One afternoon in the winter of 1937, during a stopover in Chicago, he saw newsreel footage taken by Norman Alley of the sinking of the USS Panay by Japanese forces. Parks compared Alley's documentary approach with the works of Farm Security Administration photographers and had an epiphany.
"Suddenly I became aware of all the things I could say through this medium," he once said. "I sat through another show, and even before I left the theater, I had made up my mind to become a professional photographer."
When I look at images like Migrant Mother and American Gothic, Washington DC, I see more clearly this documentary dimension of Parks's images and recognize the talent for capturing iconic images that speak to social concerns.
But Parks also stands out for the way he allows us to see the pivot from documentation to participation in the social world enabled by photography. Though they resonate visually with the documentary style, celebrity photographs like Muhammad Ali in Training make larger statements about the status of personal identity in a culture that is growing increasingly public and visual.
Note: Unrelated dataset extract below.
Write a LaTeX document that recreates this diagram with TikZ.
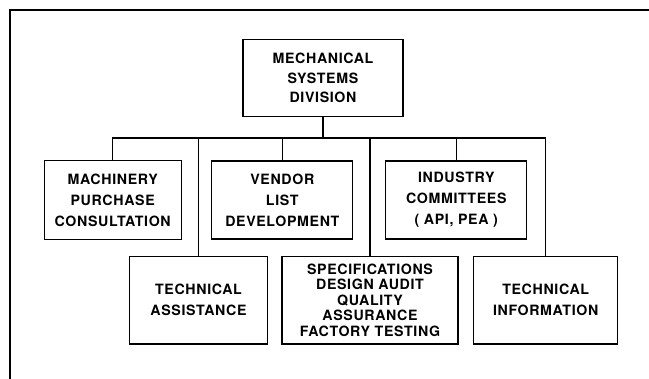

His movement into filmmaking and his celebrity images reveal an ability to picture and push for awareness and change, even as the media and surrounding culture shifted toward moving, fractured, public, and commodified representation through images.
My favorite Parks image, I think, captures this sense of the man as a figure who bridged documentation with more contemporary commentary. Ingrid Bergmann at Stromboli says everything about the double-edged nature of celebrity with its shifting contrasts between Ingrid Bergmann with light complexion and white shirt in the foreground shadows and the on-looking (and judging) Sicilian women in the brightly lit background. Rich with insight into perspectives on identity and culture, the image, like the life and work of Parks, deserves our celebration.